Dismal oil lease bids linked to low prices
A federal official says low oil prices are the reason few companies were interested in bidding in the latest oil lease sale for the Gulf of Mexico.
The regional director for the Bureau of Ocean Energy Management, Michael Celata, says the US$18-million sale was below last year's record low in total money offered, number of bids and number of companies participating.
Last year, the same area off the Texas coast attracted 33 bids from five companies for a total of US$22.7 million.
None of the bids was competitive, either this year or last.

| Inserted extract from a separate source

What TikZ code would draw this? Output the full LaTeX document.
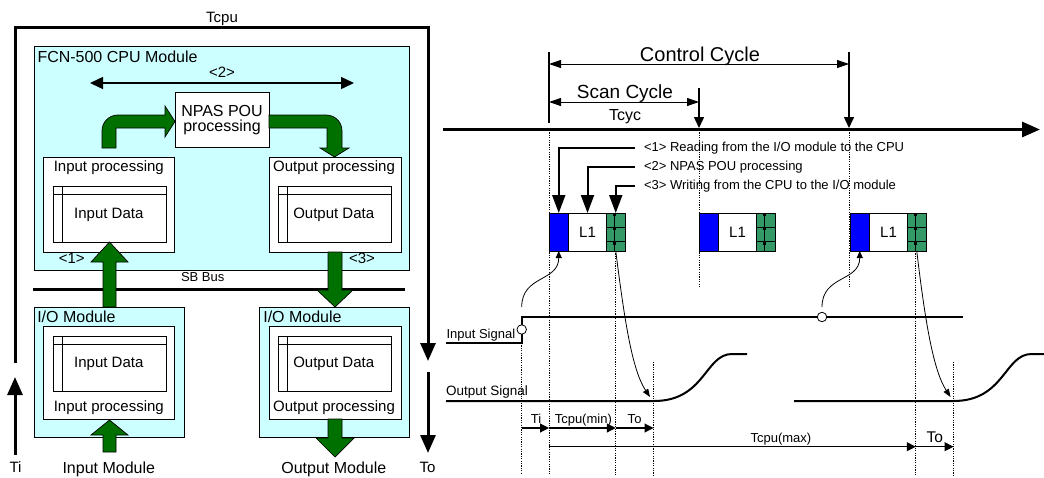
\documentclass[tikz,border=0pt]{standalone}
\usepackage{fontspec}
\setmainfont{Liberation Sans}
\usetikzlibrary{arrows.meta,calc}
\definecolor{lcyan}{HTML}{CCFFFF}
\definecolor{darkg}{HTML}{007000}
\definecolor{seag}{HTML}{339966}
\newcommand{\fsz}[1]{\fontsize{#1}{#1}\selectfont}
\tikzset{
  every node/.style={inner sep=0pt, outer sep=0pt},
  sz/.style 2 args={minimum width=#1pt, minimum height=#2pt},
  fs/.style={font=\fsz{#1}},
  cyanbox/.style={draw=black, fill=lcyan, line width=0.7pt, anchor=north west},
  whitebox/.style={draw=black, fill=white, line width=0.7pt, anchor=north west},
  tbl/.style={draw=black, line width=0.7pt, anchor=north west},
  garrow/.style={draw=black, fill=darkg, line width=0.7pt, line join=miter},
  heavy/.style={line width=3pt},
  bigtip/.style={-{Triangle[length=18pt,width=15pt]}},
  dotl/.style={dash pattern=on 1.2pt off 1.2pt, line width=0.8pt},
  lblarrow/.style={line width=2pt, -{Triangle[length=18pt,width=13pt]}},
  dimarrow/.style={line width=1.1pt, -{Triangle[length=9pt,width=9pt]}},
  thinarrow/.style={line width=0.8pt, -{Triangle[length=8pt,width=6pt]}},
  sig/.style={line width=2pt},
}
\begin{document}
\begin{tikzpicture}[x=1pt,y=-1pt]
\useasboundingbox (0,0) rectangle (1044,477);

% ================= LEFT =================
% outer Tcpu loop
\coordinate (loopA) at (15,363);
\coordinate (loopB) at (428,27.5);
\coordinate (loopC) at (428,361);
\draw[heavy, bigtip] (loopA) |- (loopB) -- (loopC);
\coordinate (tiA) at (15,455);
\coordinate (tiB) at (15,377);
\draw[heavy, bigtip] (tiA) -- (tiB);
\coordinate (toA) at (428,372);
\coordinate (toB) at (428,453);
\draw[heavy, bigtip] (toA) -- (toB);
\node[fs=15, anchor=base] (tcpu) at (222,22.5) {Tcpu};
\node[fs=15, anchor=base] (ti) at (15.5,472.5) {Ti};
\node[fs=15, anchor=base] (to) at (427.5,472.5) {To};

% CPU module
\node[cyanbox, sz={375}{224}] (cpu) at (34,46) {};
\node[fs=16, anchor=base west] (cpulbl) at (37.5,62.5) {FCN-500 CPU Module};
\node[fs=15, anchor=base] (two) at (222,77.5) {<2>};
\coordinate (dL) at (90,83);
\coordinate (dR) at (354,83);
\draw[line width=1.5pt, {Triangle[length=13pt,width=12pt]}-{Triangle[length=13pt,width=12pt]}] (dL) -- (dR);
\node[whitebox, sz={94}{55}] (npas) at (175,92) {};
\node[fs=16, anchor=base] (npast1) at (222,116.7) {NPAS POU};
\node[fs=16, anchor=base] (npast2) at (222,131.5) {processing};

\node[whitebox, sz={131}{95}] (inproc) at (43,157) {};
\node[tbl, sz={113}{56}] (intbl) at (53,186) {};
\node[whitebox, sz={132}{95}] (outproc) at (269,157) {};
\node[tbl, sz={113}{56}] (outtbl) at (278,186) {};
\node[fs=15, anchor=base] (inproct) at (108.8,171.7) {Input processing};
\node[fs=15, anchor=base] (intblt) at (108.8,218.3) {Input Data};
\node[fs=15, anchor=base] (outproct) at (334,171.7) {Output processing};
\node[fs=15, anchor=base] (outtblt) at (333.7,218.3) {Output Data};
\node[fs=15, anchor=base] (one) at (71.7,263) {<1>};
\node[fs=15, anchor=base] (three) at (362,263) {<3>};

% SB bus
\node[fs=13, anchor=base] (sbt) at (202.7,281.7) {SB Bus};
\coordinate (sbL) at (33,289);
\coordinate (sbR) at (405,289);
\draw[line width=3pt] (sbL) -- (sbR);

% I/O modules
\node[cyanbox, sz={150}{130}] (iol) at (34,307) {};
\node[whitebox, sz={131}{93}] (iolin) at (43,326) {};
\node[tbl, sz={113}{55}] (ioltbl) at (53,336) {};
\node[cyanbox, sz={150}{130}] (ior) at (259,307) {};
\node[whitebox, sz={132}{93}] (iorin) at (269,326) {};
\node[tbl, sz={113}{55}] (iortbl) at (278,336) {};
\node[fs=16, anchor=base west] (iolt) at (37.3,322.7) {I/O Module};
\node[fs=16, anchor=base west] (iort) at (263.3,322.7) {I/O Module};
\node[fs=15, anchor=base] (ioldt) at (108.8,367.3) {Input Data};
\node[fs=15, anchor=base] (iolpt) at (108.8,411.7) {Input processing};
\node[fs=15, anchor=base] (iordt) at (333.7,367.3) {Output Data};
\node[fs=15, anchor=base] (iorpt) at (334,411.7) {Output processing};
\node[fs=16, anchor=base] (inmod) at (108.8,473.5) {Input Module};
\node[fs=16, anchor=base] (outmod) at (333.8,473.5) {Output Module};

\foreach \t in {intbl,outtbl,ioltbl,iortbl}{
  \draw[line width=0.7pt] ($(\t.north west)+(0,8)$) -- ($(\t.north east)+(0,8)$);
  \draw[line width=0.7pt] ($(\t.north west)+(9,0)$) -- ($(\t.south west)+(9,0)$);
}

% green block arrows
\draw[garrow] (102,148) -- (102,131) .. controls (102,122) and (109,115) .. (118,115)
  -- (165,115) -- (165,106) -- (175,121.5) -- (165,137) -- (165,128) -- (116,128) -- (116,148) -- cycle;
\draw[garrow] (269,115) -- (326,115) .. controls (335,115) and (342,122) .. (342,131)
  -- (342,148) -- (349,148) -- (334.5,157) -- (320,148) -- (327,148) -- (327,128) -- (269,128) -- cycle;
\draw[garrow] (103,307) -- (103,262) -- (91,262) -- (109.5,242) -- (128,262) -- (116,262) -- (116,307) -- cycle;
\draw[garrow] (328,252) -- (328,290) -- (317,290) -- (335,307) -- (353,290) -- (342,290) -- (342,252) -- cycle;
\draw[garrow] (103,452) -- (103,435) -- (91,435) -- (109.5,420) -- (128,435) -- (116,435) -- (116,452) -- cycle;
\draw[garrow] (328,419) -- (328,438) -- (316,438) -- (335,457) -- (354,438) -- (342,438) -- (342,419) -- cycle;

% ================= RIGHT =================
% dotted guides
\draw[dotl] (549,130) -- (549,475);
\draw[dotl] (699,130) -- (699,287);
\draw[dotl] (849,130) -- (849,287);
\draw[dotl] (521.7,343) -- (521.7,473);
\draw[dotl] (615.75,251) -- (615.75,475);
\draw[dotl] (653.5,362) -- (653.5,475);
\draw[dotl] (915.75,251) -- (915.75,475);
\draw[dotl] (953.5,362) -- (953.5,475);

% time axis
\coordinate (axL) at (443,129.5);
\coordinate (axR) at (1040,129.5);
\draw[heavy, bigtip] (axL) -- (axR);

% control / scan cycle
\coordinate (cc1t) at (549,52);  \coordinate (cc1b) at (549,123);
\coordinate (cc2t) at (849,52);  \coordinate (cc2b) at (849,128);
\coordinate (sc2t) at (699,88);  \coordinate (sc2b) at (699,128);
\draw[line width=1.5pt] (cc1t) -- (cc1b);
\draw[line width=1.5pt, -{Triangle[length=11pt,width=10pt]}] (cc2t) -- (cc2b);
\draw[line width=1.5pt, -{Triangle[length=11pt,width=10pt]}] (sc2t) -- (sc2b);
\coordinate (ccaL) at (549,64);  \coordinate (ccaR) at (849,64);
\coordinate (scaL) at (549,102); \coordinate (scaR) at (699,102);
\draw[line width=1pt, {Triangle[length=12pt,width=8pt]}-{Triangle[length=12pt,width=8pt]}] (ccaL) -- (ccaR);
\draw[line width=1pt, {Triangle[length=12pt,width=8pt]}-{Triangle[length=12pt,width=8pt]}] (scaL) -- (scaR);
\node[fs=20, anchor=base] (cct) at (700,61.5) {Control Cycle};
\node[fs=19, anchor=base] (sct) at (625,98.3) {Scan Cycle};
\node[fs=16, anchor=base] (tcyc) at (625,120) {Tcyc};

% processing blocks
\foreach \n/\x in {1/549, 2/699, 3/850}{
  \node[draw=black, fill=blue, line width=0.7pt, anchor=north west, sz={19.5}{38}] (blue\n) at (\x,213) {};
  \node[draw=black, fill=white, line width=0.7pt, anchor=north west, sz={38}{38}, fs=15] (white\n) at (\x+19.5,213) {L1};
  \node[draw=black, fill=seag, line width=0.7pt, anchor=north west, sz={18.5}{38}] (green\n) at (\x+57.5,213) {};
  \draw[line width=0.6pt] ($(green\n.north west)+(8,0)$) -- ($(green\n.south west)+(8,0)$);
  \draw[line width=0.6pt] ($(green\n.north west)+(0,14)$) -- ($(green\n.north east)+(0,14)$);
  \draw[line width=0.6pt] ($(green\n.north west)+(0,28)$) -- ($(green\n.north east)+(0,28)$);
  \foreach \yy in {1.5,15.5,30.5}{
    \fill[black] ($(green\n.north west)+(8,\yy)+(-1.4,-1.4)$) rectangle ++(2.8,2.8);
  }
}

% legend labels
\node[fs=13, anchor=base west] (lbl1) at (644,151.7) {<1> Reading from the I/O module to the CPU};
\node[fs=13, anchor=base west] (lbl2) at (644,170.7) {<2> NPAS POU processing};
\node[fs=13, anchor=base west] (lbl3) at (644,189.3) {<3> Writing from the CPU to the I/O module};
\draw[lblarrow] ([xshift=-9pt]lbl1.west) -| (blue1.north);
\draw[lblarrow] ([xshift=-9pt]lbl2.west) -| (white1.north);
\draw[lblarrow] ([xshift=-9pt]lbl3.west) -| (green1.north);

% input signal
\coordinate (inS) at (446,343);
\coordinate (inStep) at (521.7,343);
\coordinate (inHigh) at (521.7,317);
\coordinate (inE) at (963,317);
\draw[sig] (inS) -- (inStep) -- (inHigh) -- (inE);
\node[draw=black, fill=white, line width=0.8pt, circle, minimum size=9.5pt] (c1) at (521.7,329.5) {};
\node[draw=black, fill=white, line width=0.8pt, circle, minimum size=9.5pt] (c2) at (822,317) {};
\node[fs=13, anchor=base west] (inSigt) at (446.5,338.3) {Input Signal};
\coordinate (cur1) at (521.7,307);
\coordinate (cur2) at (822,307);
\draw[line width=0.8pt, -{Triangle[length=7pt,width=6pt]}] (cur1) .. controls (521.7,275) and (558.75,282) .. (blue1.south);
\draw[line width=0.8pt, -{Triangle[length=7pt,width=6pt]}] (cur2) .. controls (822,275) and (859.75,282) .. (blue3.south);

% output signal
\coordinate (o1s) at (446,401);
\coordinate (o1r) at (654,401);
\coordinate (o1t) at (732,354);
\coordinate (o1e) at (747,354);
\draw[sig] (o1s) -- (o1r) .. controls (705,401) and (705,354) .. (o1t) -- (o1e);
\coordinate (o2s) at (794,401);
\coordinate (o2r) at (953.5,401);
\coordinate (o2t) at (1031.5,354);
\coordinate (o2e) at (1044,354);
\draw[sig] (o2s) -- (o2r) .. controls (1004.5,401) and (1004.5,354) .. (o2t) -- (o2e);
\node[fs=13.5, anchor=base west] (outSigt) at (446,395) {Output Signal};
\coordinate (oa1) at (650,397);
\coordinate (oa2) at (950.5,397);
\draw[thinarrow] (green1.south) .. controls (624.5,320) and (632,370) .. (oa1);
\draw[thinarrow] (green3.south) .. controls (925,320) and (933,370) .. (oa2);

% timing dimensions
\coordinate (d1) at (521.7,428);
\coordinate (d2) at (549,428);
\coordinate (d3) at (615.75,428);
\coordinate (d4) at (653.5,428);
\coordinate (e1) at (549,446.7);
\coordinate (e2) at (915.75,446.7);
\coordinate (e3) at (953.5,446.7);
\draw[dimarrow] (d1) -- (d2);
\draw[dimarrow] (d2) -- (d3);
\draw[dimarrow] (d3) -- (d4);
\draw[dimarrow] (e1) -- (e2);
\draw[dimarrow] (e2) -- (e3);
\node[fs=13, anchor=base] (tit) at (536,423.3) {Ti};
\node[fs=13, anchor=base] (tmint) at (583.3,423.3) {Tcpu(min)};
\node[fs=13, anchor=base] (to1t) at (634.6,423.3) {To};
\node[fs=13, anchor=base] (tmaxt) at (780.9,442.3) {Tcpu(max)};
\node[fs=15.5, anchor=base] (to2t) at (934.8,442.3) {To};
\end{tikzpicture}
\end{document}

Celata says all bids are reviewed to make sure the government is getting fair market value, a process that can take up to 90 days, and bids considered too low will be rejected.
The federal government's first livestreamed oil lease sale suffered from a video glitch, in addition to extremely low interest. Only three companies bid for a tiny fraction of the leases available in the Gulf of Mexico.
The bureau got bids for just 24 of nearly 4,400 tracts offered. That's even fewer than last year, when 33 tracts attracted bids. And just like last year, there was only one offer per tract.
The bureau had sought to broaden its audience by livestreaming its lease sales. Officials say they don't know how many people watched.
Bureau of Ocean Energy Management director Abigail Ross Hopper read the first two bids and was about to read another when she said, "We will pause for a moment."
Several minutes then went by while the screen displayed messages such as "memory full" and "all scenes - now deleting".
Bids were offered by BP Exploration and Production Inc, BHP Billiton Petroleum Inc, and Exxon Mobil Corp.